** start Input **
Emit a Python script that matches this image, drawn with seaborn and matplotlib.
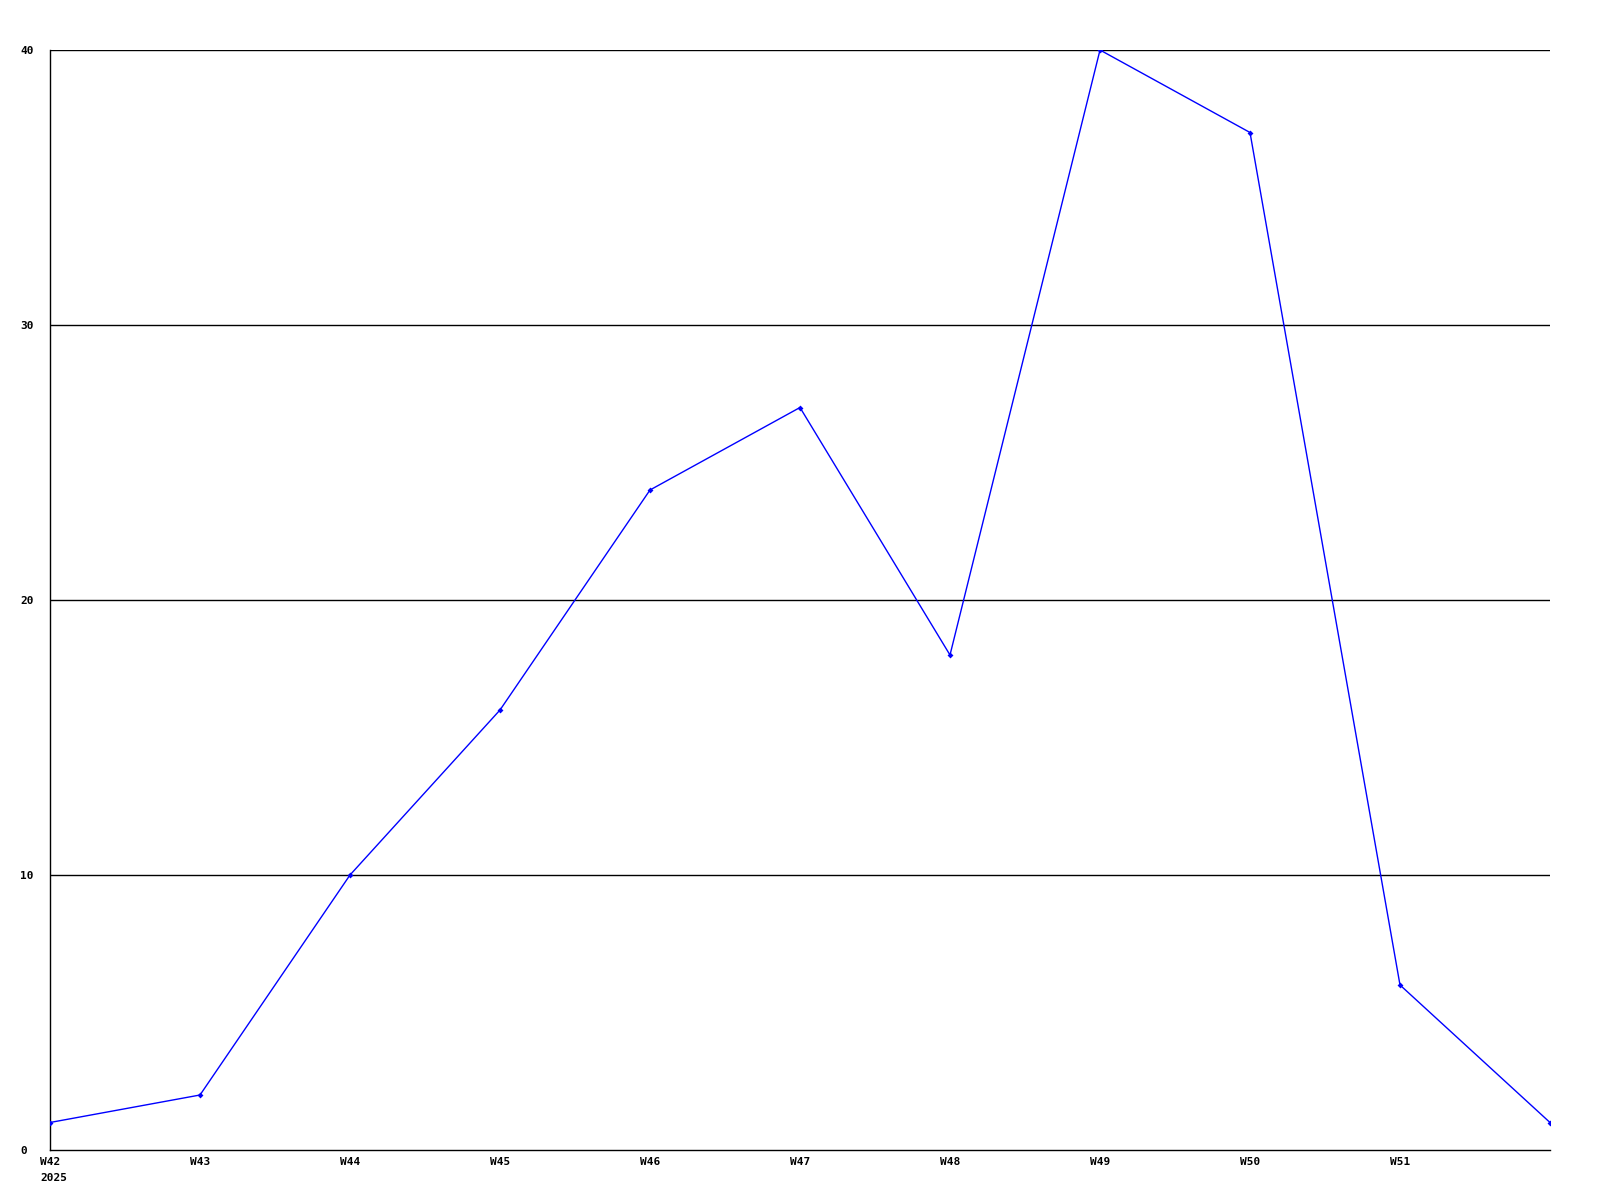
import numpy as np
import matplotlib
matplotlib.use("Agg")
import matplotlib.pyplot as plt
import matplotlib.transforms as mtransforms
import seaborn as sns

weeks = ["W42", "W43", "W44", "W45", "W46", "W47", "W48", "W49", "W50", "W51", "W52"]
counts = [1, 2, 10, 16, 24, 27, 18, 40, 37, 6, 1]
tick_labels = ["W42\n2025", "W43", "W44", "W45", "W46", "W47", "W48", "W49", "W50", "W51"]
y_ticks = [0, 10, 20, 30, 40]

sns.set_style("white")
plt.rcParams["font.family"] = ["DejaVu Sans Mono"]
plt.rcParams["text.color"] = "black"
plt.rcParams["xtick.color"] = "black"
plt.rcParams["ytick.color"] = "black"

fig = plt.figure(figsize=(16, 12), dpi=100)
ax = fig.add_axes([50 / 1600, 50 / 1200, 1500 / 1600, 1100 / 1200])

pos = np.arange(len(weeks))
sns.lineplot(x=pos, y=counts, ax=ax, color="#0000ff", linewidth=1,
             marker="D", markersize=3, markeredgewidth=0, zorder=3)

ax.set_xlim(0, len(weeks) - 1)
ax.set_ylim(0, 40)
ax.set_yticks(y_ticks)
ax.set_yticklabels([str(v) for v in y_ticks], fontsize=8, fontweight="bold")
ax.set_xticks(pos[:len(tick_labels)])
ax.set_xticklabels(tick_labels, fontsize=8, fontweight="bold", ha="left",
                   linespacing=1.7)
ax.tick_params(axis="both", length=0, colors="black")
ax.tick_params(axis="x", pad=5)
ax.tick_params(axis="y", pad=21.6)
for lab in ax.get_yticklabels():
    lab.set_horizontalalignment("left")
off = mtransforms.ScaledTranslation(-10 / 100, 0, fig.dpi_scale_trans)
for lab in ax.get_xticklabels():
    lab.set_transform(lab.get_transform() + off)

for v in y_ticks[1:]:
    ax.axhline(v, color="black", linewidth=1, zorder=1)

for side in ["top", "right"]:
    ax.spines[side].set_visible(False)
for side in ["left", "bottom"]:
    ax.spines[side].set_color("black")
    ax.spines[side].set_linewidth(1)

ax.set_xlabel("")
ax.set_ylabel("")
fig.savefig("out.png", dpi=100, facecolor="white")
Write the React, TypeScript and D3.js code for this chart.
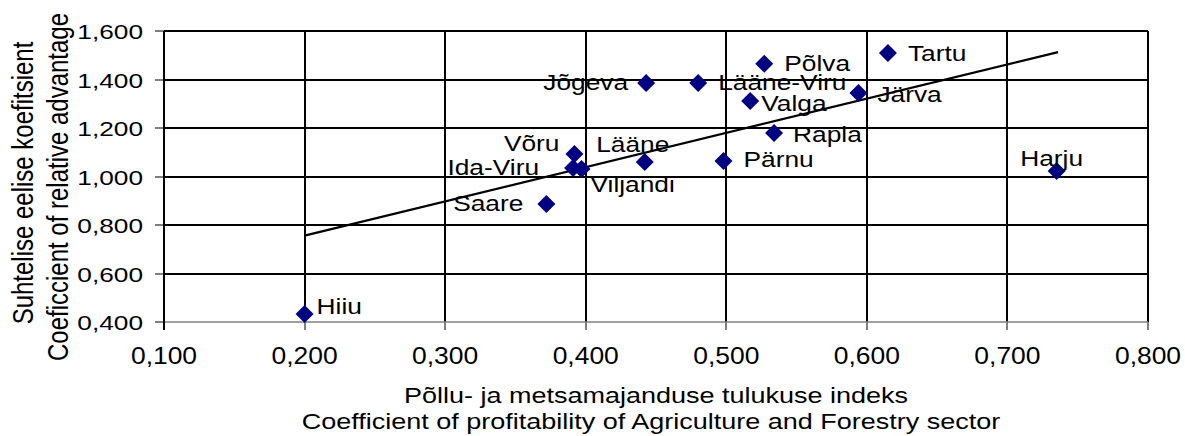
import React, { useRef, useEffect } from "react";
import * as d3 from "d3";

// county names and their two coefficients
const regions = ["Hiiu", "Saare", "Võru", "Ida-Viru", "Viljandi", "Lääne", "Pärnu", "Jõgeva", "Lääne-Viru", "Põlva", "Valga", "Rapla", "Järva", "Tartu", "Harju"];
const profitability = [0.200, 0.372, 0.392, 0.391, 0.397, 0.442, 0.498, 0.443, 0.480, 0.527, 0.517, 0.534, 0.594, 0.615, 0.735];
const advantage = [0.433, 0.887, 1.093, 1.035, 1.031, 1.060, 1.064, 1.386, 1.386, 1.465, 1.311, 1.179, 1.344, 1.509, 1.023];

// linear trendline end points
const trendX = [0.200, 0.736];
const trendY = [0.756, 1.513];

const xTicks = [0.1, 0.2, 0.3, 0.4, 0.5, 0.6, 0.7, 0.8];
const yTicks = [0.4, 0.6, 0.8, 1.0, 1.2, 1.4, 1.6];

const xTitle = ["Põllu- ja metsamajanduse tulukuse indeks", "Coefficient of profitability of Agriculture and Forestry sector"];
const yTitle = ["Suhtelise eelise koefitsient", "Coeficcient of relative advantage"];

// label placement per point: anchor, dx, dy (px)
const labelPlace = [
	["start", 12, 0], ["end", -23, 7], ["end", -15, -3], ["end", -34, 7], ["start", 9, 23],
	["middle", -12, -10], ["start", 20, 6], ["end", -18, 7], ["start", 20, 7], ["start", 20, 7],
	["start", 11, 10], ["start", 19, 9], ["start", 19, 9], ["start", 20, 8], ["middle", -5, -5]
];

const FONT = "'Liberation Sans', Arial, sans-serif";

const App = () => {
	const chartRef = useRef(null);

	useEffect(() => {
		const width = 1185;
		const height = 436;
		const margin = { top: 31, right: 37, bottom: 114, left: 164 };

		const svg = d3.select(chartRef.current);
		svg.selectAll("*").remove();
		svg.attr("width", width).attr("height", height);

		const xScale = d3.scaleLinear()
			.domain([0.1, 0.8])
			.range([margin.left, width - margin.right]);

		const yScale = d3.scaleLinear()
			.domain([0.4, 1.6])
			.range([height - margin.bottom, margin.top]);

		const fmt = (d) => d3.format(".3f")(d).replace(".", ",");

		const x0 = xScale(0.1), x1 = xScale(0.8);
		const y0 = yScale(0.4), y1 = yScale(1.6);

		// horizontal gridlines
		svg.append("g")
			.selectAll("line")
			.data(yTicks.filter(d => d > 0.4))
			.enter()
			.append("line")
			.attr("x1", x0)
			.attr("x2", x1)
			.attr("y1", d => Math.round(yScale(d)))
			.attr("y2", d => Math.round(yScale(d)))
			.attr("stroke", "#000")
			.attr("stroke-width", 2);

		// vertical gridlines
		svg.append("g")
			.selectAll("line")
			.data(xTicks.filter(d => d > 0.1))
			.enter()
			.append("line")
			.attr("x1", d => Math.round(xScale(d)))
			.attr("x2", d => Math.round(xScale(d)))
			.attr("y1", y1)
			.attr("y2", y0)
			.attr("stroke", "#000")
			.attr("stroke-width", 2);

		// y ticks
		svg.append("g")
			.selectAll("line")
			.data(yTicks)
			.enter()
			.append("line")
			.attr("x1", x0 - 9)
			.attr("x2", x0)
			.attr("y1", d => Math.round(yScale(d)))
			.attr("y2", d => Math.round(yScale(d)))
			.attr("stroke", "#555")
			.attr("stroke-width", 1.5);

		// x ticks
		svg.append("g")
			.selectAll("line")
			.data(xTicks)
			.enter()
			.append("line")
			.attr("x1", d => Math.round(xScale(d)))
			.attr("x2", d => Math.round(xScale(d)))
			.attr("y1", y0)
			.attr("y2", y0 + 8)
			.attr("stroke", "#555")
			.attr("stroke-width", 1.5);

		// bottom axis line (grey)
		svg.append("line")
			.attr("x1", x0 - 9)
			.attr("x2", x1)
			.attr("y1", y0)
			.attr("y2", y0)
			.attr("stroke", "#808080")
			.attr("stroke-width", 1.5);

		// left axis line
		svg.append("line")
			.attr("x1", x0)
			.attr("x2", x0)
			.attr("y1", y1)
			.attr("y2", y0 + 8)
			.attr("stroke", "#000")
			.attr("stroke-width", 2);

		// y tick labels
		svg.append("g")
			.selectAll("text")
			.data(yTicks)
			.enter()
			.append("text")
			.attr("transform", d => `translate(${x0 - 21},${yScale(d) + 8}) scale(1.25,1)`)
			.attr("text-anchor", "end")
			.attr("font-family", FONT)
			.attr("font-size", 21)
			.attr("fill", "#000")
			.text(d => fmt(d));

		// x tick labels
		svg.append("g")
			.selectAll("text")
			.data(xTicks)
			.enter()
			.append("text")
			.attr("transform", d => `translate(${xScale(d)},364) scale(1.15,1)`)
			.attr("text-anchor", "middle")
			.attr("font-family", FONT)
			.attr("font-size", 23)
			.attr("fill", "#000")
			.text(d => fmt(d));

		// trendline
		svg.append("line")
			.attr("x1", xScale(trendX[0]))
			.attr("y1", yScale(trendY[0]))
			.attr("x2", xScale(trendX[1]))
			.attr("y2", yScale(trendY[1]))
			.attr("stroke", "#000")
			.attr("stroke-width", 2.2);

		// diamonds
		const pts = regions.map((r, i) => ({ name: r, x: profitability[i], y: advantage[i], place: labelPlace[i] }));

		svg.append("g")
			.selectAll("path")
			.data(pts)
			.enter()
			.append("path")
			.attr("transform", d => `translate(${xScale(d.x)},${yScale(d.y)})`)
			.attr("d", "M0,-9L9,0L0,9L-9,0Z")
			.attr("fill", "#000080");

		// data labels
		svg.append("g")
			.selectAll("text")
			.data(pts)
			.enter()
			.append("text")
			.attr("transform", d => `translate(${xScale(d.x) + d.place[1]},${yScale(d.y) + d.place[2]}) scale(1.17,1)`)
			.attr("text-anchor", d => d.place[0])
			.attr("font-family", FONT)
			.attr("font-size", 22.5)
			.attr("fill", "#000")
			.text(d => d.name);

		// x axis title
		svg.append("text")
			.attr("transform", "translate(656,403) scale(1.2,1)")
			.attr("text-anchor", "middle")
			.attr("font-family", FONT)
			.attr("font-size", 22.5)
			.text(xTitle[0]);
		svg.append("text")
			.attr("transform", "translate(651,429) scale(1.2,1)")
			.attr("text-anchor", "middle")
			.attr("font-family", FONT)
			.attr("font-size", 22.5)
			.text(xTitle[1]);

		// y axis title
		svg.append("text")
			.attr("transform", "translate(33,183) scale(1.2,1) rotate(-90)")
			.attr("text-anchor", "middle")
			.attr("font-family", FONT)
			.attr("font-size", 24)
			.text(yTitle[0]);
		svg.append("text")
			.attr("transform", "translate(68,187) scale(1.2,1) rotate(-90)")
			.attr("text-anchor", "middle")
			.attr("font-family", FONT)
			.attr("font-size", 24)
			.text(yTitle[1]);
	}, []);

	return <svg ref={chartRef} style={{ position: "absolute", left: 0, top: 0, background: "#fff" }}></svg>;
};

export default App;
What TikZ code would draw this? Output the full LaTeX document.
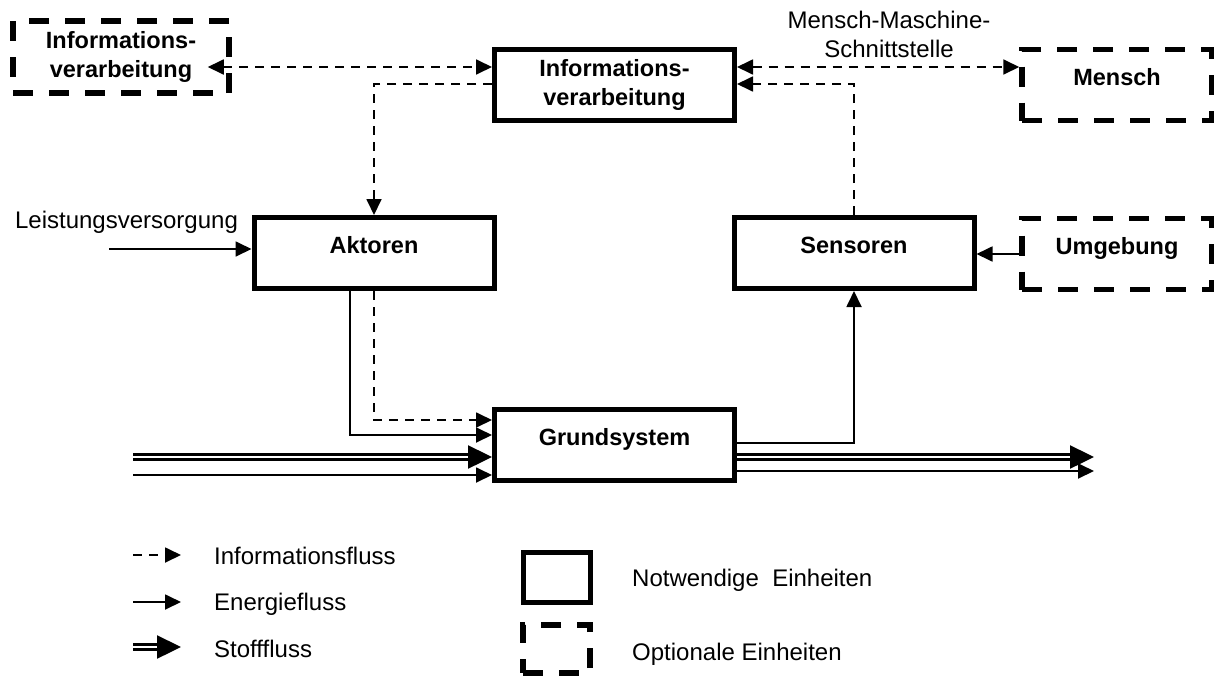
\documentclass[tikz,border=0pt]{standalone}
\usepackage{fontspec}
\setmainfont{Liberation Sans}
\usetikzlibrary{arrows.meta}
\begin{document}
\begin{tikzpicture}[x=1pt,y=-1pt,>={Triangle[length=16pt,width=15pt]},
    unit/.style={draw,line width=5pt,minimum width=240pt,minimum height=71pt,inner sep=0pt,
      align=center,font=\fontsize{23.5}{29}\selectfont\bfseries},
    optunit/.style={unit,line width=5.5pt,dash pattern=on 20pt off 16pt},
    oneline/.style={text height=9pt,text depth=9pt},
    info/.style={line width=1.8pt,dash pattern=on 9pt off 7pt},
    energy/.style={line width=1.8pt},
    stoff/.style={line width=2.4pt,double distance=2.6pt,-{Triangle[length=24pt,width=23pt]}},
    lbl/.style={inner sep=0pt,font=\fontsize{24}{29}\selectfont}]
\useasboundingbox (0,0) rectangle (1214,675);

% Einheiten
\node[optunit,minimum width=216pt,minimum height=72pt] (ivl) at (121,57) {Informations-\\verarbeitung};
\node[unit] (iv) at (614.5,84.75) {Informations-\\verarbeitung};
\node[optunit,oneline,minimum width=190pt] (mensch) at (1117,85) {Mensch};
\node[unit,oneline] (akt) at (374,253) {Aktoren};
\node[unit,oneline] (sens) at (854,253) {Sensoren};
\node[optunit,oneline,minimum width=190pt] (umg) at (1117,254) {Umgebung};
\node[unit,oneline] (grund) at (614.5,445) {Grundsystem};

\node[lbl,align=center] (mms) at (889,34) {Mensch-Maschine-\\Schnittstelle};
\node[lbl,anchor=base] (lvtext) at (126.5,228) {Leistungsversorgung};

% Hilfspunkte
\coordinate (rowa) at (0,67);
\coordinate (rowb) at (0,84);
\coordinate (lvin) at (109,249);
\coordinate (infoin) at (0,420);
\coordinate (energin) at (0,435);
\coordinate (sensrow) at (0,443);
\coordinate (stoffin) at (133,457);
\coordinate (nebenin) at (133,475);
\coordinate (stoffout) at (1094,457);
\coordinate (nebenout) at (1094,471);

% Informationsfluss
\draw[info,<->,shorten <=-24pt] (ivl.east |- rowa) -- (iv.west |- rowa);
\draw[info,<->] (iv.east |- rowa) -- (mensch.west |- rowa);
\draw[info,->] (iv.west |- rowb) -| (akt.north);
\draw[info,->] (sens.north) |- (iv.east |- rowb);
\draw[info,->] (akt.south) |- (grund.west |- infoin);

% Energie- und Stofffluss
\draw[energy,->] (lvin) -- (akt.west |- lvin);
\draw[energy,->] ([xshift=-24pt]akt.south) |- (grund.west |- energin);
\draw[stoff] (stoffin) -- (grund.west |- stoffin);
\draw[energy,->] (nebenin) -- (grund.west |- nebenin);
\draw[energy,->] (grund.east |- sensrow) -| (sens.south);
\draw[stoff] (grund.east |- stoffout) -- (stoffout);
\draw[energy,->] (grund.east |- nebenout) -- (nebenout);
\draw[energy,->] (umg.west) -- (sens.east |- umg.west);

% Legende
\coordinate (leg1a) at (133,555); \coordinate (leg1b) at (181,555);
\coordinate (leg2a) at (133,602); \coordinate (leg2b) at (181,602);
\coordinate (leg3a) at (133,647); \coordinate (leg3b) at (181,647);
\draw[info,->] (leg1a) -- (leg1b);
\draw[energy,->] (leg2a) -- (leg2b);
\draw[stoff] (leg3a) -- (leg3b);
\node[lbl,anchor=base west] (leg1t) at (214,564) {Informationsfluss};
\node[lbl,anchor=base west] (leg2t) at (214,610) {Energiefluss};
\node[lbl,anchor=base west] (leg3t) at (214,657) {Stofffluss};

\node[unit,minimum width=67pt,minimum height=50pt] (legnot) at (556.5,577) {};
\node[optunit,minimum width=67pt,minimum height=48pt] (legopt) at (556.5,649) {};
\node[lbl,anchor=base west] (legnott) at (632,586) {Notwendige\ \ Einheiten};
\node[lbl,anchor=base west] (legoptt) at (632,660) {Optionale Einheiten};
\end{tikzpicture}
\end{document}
** end Input **
From the listing above, copy out each line where the word "code" appears.

• Full response
Write the React, TypeScript and D3.js code for this chart.
What TikZ code would draw this? Output the full LaTeX document.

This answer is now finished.